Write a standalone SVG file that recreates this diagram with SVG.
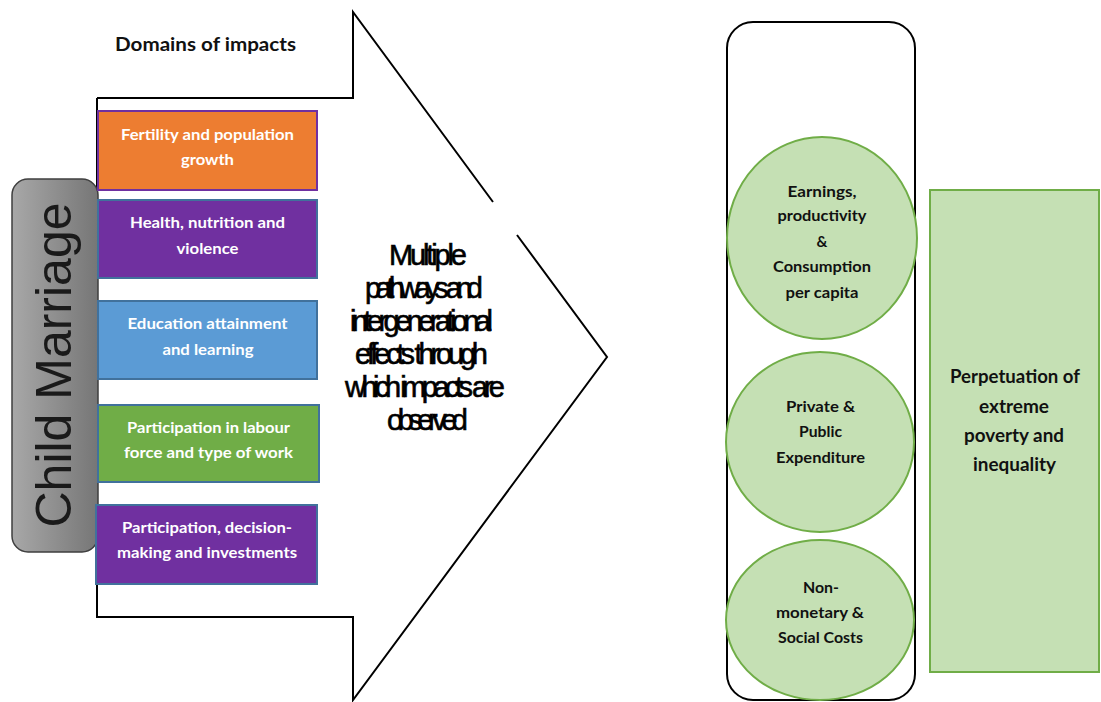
<svg xmlns="http://www.w3.org/2000/svg" width="1101" height="702" viewBox="0 0 1101 702">
<defs>
<linearGradient id="gray" x1="0" y1="0" x2="1" y2="0">
<stop offset="0" stop-color="#a8a8a8"/>
<stop offset="1" stop-color="#767676"/>
</linearGradient>
<style>
.box{stroke:#41719C;stroke-width:2}
.wt{font-family:Lato,"Open Sans","Liberation Sans",sans-serif;font-weight:bold;font-size:15px;fill:#ffffff;text-anchor:middle}
.bt{font-family:Lato,"Open Sans","Liberation Sans",sans-serif;font-weight:bold;font-size:15px;fill:#111111;text-anchor:middle}
.big{font-family:Lato,"Open Sans","Liberation Sans",sans-serif;font-weight:bold;font-size:18px;fill:#111111;text-anchor:middle}
.mid{font-family:"Liberation Sans",Arial,sans-serif;font-size:29px;fill:#000000;stroke:#000000;stroke-width:0.6;text-anchor:middle}
.circ{fill:#C5E0B4;stroke:#70AD47;stroke-width:2}
</style>
</defs>
<rect width="1101" height="702" fill="#ffffff"/>

<g id="connectors">
<path d="M97,98 L353,98 L353,12 L493,202 M517,235 L607,357 L353,700 L353,617 L97,617 L97,98" fill="none" stroke="#000" stroke-width="2" stroke-linejoin="miter"/>
</g>

<g id="domains-title">
<text x="205.5" y="51" class="big" font-size="19" textLength="181" lengthAdjust="spacingAndGlyphs">Domains of impacts</text>
</g>

<g id="child-marriage">
<rect x="12" y="179" width="86" height="373" rx="16" ry="16" fill="url(#gray)" stroke="#3f3f3f" stroke-width="1.5"/>
<text transform="translate(71,365) rotate(-90)" font-family="'Liberation Sans',Arial,sans-serif" font-size="50" fill="#1a1a1a" text-anchor="middle" textLength="325" lengthAdjust="spacingAndGlyphs">Child Marriage</text>
</g>

<g id="fertility">
<rect x="98" y="111" width="219" height="79" fill="#ED7D31" stroke="#7030A0" stroke-width="2"/>
<text x="207.5" y="140" class="wt" textLength="173" lengthAdjust="spacingAndGlyphs">Fertility and population</text>
<text x="207.5" y="165" class="wt" textLength="53" lengthAdjust="spacingAndGlyphs">growth</text>
</g>

<g id="health">
<rect x="98" y="200" width="219" height="78" fill="#7030A0" class="box"/>
<text x="207.5" y="228" class="wt" textLength="155" lengthAdjust="spacingAndGlyphs">Health, nutrition and</text>
<text x="207.5" y="254" class="wt" textLength="62" lengthAdjust="spacingAndGlyphs">violence</text>
</g>

<g id="education">
<rect x="98" y="301" width="219" height="78" fill="#5B9BD5" class="box"/>
<text x="207.5" y="329" class="wt" textLength="160" lengthAdjust="spacingAndGlyphs">Education attainment</text>
<text x="208" y="355" class="wt" textLength="91" lengthAdjust="spacingAndGlyphs">and learning</text>
</g>

<g id="labour">
<rect x="98" y="405" width="221" height="77" fill="#70AD47" class="box"/>
<text x="208.5" y="433" class="wt" textLength="163" lengthAdjust="spacingAndGlyphs">Participation in labour</text>
<text x="208.5" y="458" class="wt" textLength="169" lengthAdjust="spacingAndGlyphs">force and type of work</text>
</g>

<g id="decision">
<rect x="96" y="505" width="221" height="79" fill="#7030A0" class="box"/>
<text x="207" y="533" class="wt" textLength="170" lengthAdjust="spacingAndGlyphs">Participation, decision-</text>
<text x="207" y="558" class="wt" textLength="180" lengthAdjust="spacingAndGlyphs">making and investments</text>
</g>

<g id="pathways">
<text x="428" y="265" class="mid" textLength="78" lengthAdjust="spacing">Multiple</text>
<text x="424" y="298" class="mid" textLength="118" lengthAdjust="spacing">pathways and</text>
<text x="421.5" y="331" class="mid" textLength="143" lengthAdjust="spacing">intergenerational</text>
<text x="421.5" y="364" class="mid" textLength="133" lengthAdjust="spacing">effects through</text>
<text x="425" y="397" class="mid" textLength="160" lengthAdjust="spacing">which impacts are</text>
<text x="427.5" y="430" class="mid" textLength="81" lengthAdjust="spacing">observed</text>
</g>

<g id="costs-frame">
<rect x="727" y="22" width="188" height="678" rx="26" ry="26" fill="none" stroke="#000" stroke-width="2"/>
</g>

<g id="earnings">
<ellipse cx="822" cy="238" rx="95" ry="101" class="circ"/>
<text x="822" y="197" class="bt" textLength="69" lengthAdjust="spacingAndGlyphs">Earnings,</text>
<text x="822" y="221" class="bt" textLength="89" lengthAdjust="spacingAndGlyphs">productivity</text>
<text x="822" y="247" class="bt">&amp;</text>
<text x="822" y="272" class="bt" textLength="98" lengthAdjust="spacingAndGlyphs">Consumption</text>
<text x="822" y="298" class="bt" textLength="73" lengthAdjust="spacingAndGlyphs">per capita</text>
</g>

<g id="expenditure">
<ellipse cx="820" cy="442" rx="94" ry="90" class="circ"/>
<text x="820.5" y="412" class="bt" textLength="69" lengthAdjust="spacingAndGlyphs">Private &amp;</text>
<text x="820.5" y="437" class="bt" textLength="43" lengthAdjust="spacingAndGlyphs">Public</text>
<text x="820.5" y="463" class="bt" textLength="89" lengthAdjust="spacingAndGlyphs">Expenditure</text>
</g>

<g id="social">
<ellipse cx="820" cy="620" rx="94" ry="80" class="circ"/>
<text x="821" y="593" class="bt" textLength="36" lengthAdjust="spacingAndGlyphs">Non-</text>
<text x="820" y="618" class="bt" textLength="88" lengthAdjust="spacingAndGlyphs">monetary &amp;</text>
<text x="820.5" y="643" class="bt" textLength="85" lengthAdjust="spacingAndGlyphs">Social Costs</text>
</g>

<g id="poverty">
<rect x="930" y="190" width="169" height="482" fill="#C5E0B4" stroke="#70AD47" stroke-width="2"/>
<text x="1015" y="383" class="big" textLength="130" lengthAdjust="spacingAndGlyphs">Perpetuation of</text>
<text x="1014" y="413" class="big" textLength="70" lengthAdjust="spacingAndGlyphs">extreme</text>
<text x="1014" y="442" class="big" textLength="100" lengthAdjust="spacingAndGlyphs">poverty and</text>
<text x="1014.5" y="471" class="big" textLength="83" lengthAdjust="spacingAndGlyphs">inequality</text>
</g>
</svg>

▸ **TASK BRIEF**: Strip out the pictures and quote the remaining data word for word.

▸ **OUTPUT**:
Write a standalone SVG file that recreates this diagram with SVG.
<svg xmlns="http://www.w3.org/2000/svg" width="1101" height="702" viewBox="0 0 1101 702">
<defs>
<linearGradient id="gray" x1="0" y1="0" x2="1" y2="0">
<stop offset="0" stop-color="#a8a8a8"/>
<stop offset="1" stop-color="#767676"/>
</linearGradient>
<style>
.box{stroke:#41719C;stroke-width:2}
.wt{font-family:Lato,"Open Sans","Liberation Sans",sans-serif;font-weight:bold;font-size:15px;fill:#ffffff;text-anchor:middle}
.bt{font-family:Lato,"Open Sans","Liberation Sans",sans-serif;font-weight:bold;font-size:15px;fill:#111111;text-anchor:middle}
.big{font-family:Lato,"Open Sans","Liberation Sans",sans-serif;font-weight:bold;font-size:18px;fill:#111111;text-anchor:middle}
.mid{font-family:"Liberation Sans",Arial,sans-serif;font-size:29px;fill:#000000;stroke:#000000;stroke-width:0.6;text-anchor:middle}
.circ{fill:#C5E0B4;stroke:#70AD47;stroke-width:2}
</style>
</defs>
<rect width="1101" height="702" fill="#ffffff"/>

<g id="connectors">
<path d="M97,98 L353,98 L353,12 L493,202 M517,235 L607,357 L353,700 L353,617 L97,617 L97,98" fill="none" stroke="#000" stroke-width="2" stroke-linejoin="miter"/>
</g>

<g id="domains-title">
<text x="205.5" y="51" class="big" font-size="19" textLength="181" lengthAdjust="spacingAndGlyphs">Domains of impacts</text>
</g>

<g id="child-marriage">
<rect x="12" y="179" width="86" height="373" rx="16" ry="16" fill="url(#gray)" stroke="#3f3f3f" stroke-width="1.5"/>
<text transform="translate(71,365) rotate(-90)" font-family="'Liberation Sans',Arial,sans-serif" font-size="50" fill="#1a1a1a" text-anchor="middle" textLength="325" lengthAdjust="spacingAndGlyphs">Child Marriage</text>
</g>

<g id="fertility">
<rect x="98" y="111" width="219" height="79" fill="#ED7D31" stroke="#7030A0" stroke-width="2"/>
<text x="207.5" y="140" class="wt" textLength="173" lengthAdjust="spacingAndGlyphs">Fertility and population</text>
<text x="207.5" y="165" class="wt" textLength="53" lengthAdjust="spacingAndGlyphs">growth</text>
</g>

<g id="health">
<rect x="98" y="200" width="219" height="78" fill="#7030A0" class="box"/>
<text x="207.5" y="228" class="wt" textLength="155" lengthAdjust="spacingAndGlyphs">Health, nutrition and</text>
<text x="207.5" y="254" class="wt" textLength="62" lengthAdjust="spacingAndGlyphs">violence</text>
</g>

<g id="education">
<rect x="98" y="301" width="219" height="78" fill="#5B9BD5" class="box"/>
<text x="207.5" y="329" class="wt" textLength="160" lengthAdjust="spacingAndGlyphs">Education attainment</text>
<text x="208" y="355" class="wt" textLength="91" lengthAdjust="spacingAndGlyphs">and learning</text>
</g>

<g id="labour">
<rect x="98" y="405" width="221" height="77" fill="#70AD47" class="box"/>
<text x="208.5" y="433" class="wt" textLength="163" lengthAdjust="spacingAndGlyphs">Participation in labour</text>
<text x="208.5" y="458" class="wt" textLength="169" lengthAdjust="spacingAndGlyphs">force and type of work</text>
</g>

<g id="decision">
<rect x="96" y="505" width="221" height="79" fill="#7030A0" class="box"/>
<text x="207" y="533" class="wt" textLength="170" lengthAdjust="spacingAndGlyphs">Participation, decision-</text>
<text x="207" y="558" class="wt" textLength="180" lengthAdjust="spacingAndGlyphs">making and investments</text>
</g>

<g id="pathways">
<text x="428" y="265" class="mid" textLength="78" lengthAdjust="spacing">Multiple</text>
<text x="424" y="298" class="mid" textLength="118" lengthAdjust="spacing">pathways and</text>
<text x="421.5" y="331" class="mid" textLength="143" lengthAdjust="spacing">intergenerational</text>
<text x="421.5" y="364" class="mid" textLength="133" lengthAdjust="spacing">effects through</text>
<text x="425" y="397" class="mid" textLength="160" lengthAdjust="spacing">which impacts are</text>
<text x="427.5" y="430" class="mid" textLength="81" lengthAdjust="spacing">observed</text>
</g>

<g id="costs-frame">
<rect x="727" y="22" width="188" height="678" rx="26" ry="26" fill="none" stroke="#000" stroke-width="2"/>
</g>

<g id="earnings">
<ellipse cx="822" cy="238" rx="95" ry="101" class="circ"/>
<text x="822" y="197" class="bt" textLength="69" lengthAdjust="spacingAndGlyphs">Earnings,</text>
<text x="822" y="221" class="bt" textLength="89" lengthAdjust="spacingAndGlyphs">productivity</text>
<text x="822" y="247" class="bt">&amp;</text>
<text x="822" y="272" class="bt" textLength="98" lengthAdjust="spacingAndGlyphs">Consumption</text>
<text x="822" y="298" class="bt" textLength="73" lengthAdjust="spacingAndGlyphs">per capita</text>
</g>

<g id="expenditure">
<ellipse cx="820" cy="442" rx="94" ry="90" class="circ"/>
<text x="820.5" y="412" class="bt" textLength="69" lengthAdjust="spacingAndGlyphs">Private &amp;</text>
<text x="820.5" y="437" class="bt" textLength="43" lengthAdjust="spacingAndGlyphs">Public</text>
<text x="820.5" y="463" class="bt" textLength="89" lengthAdjust="spacingAndGlyphs">Expenditure</text>
</g>

<g id="social">
<ellipse cx="820" cy="620" rx="94" ry="80" class="circ"/>
<text x="821" y="593" class="bt" textLength="36" lengthAdjust="spacingAndGlyphs">Non-</text>
<text x="820" y="618" class="bt" textLength="88" lengthAdjust="spacingAndGlyphs">monetary &amp;</text>
<text x="820.5" y="643" class="bt" textLength="85" lengthAdjust="spacingAndGlyphs">Social Costs</text>
</g>

<g id="poverty">
<rect x="930" y="190" width="169" height="482" fill="#C5E0B4" stroke="#70AD47" stroke-width="2"/>
<text x="1015" y="383" class="big" textLength="130" lengthAdjust="spacingAndGlyphs">Perpetuation of</text>
<text x="1014" y="413" class="big" textLength="70" lengthAdjust="spacingAndGlyphs">extreme</text>
<text x="1014" y="442" class="big" textLength="100" lengthAdjust="spacingAndGlyphs">poverty and</text>
<text x="1014.5" y="471" class="big" textLength="83" lengthAdjust="spacingAndGlyphs">inequality</text>
</g>
</svg>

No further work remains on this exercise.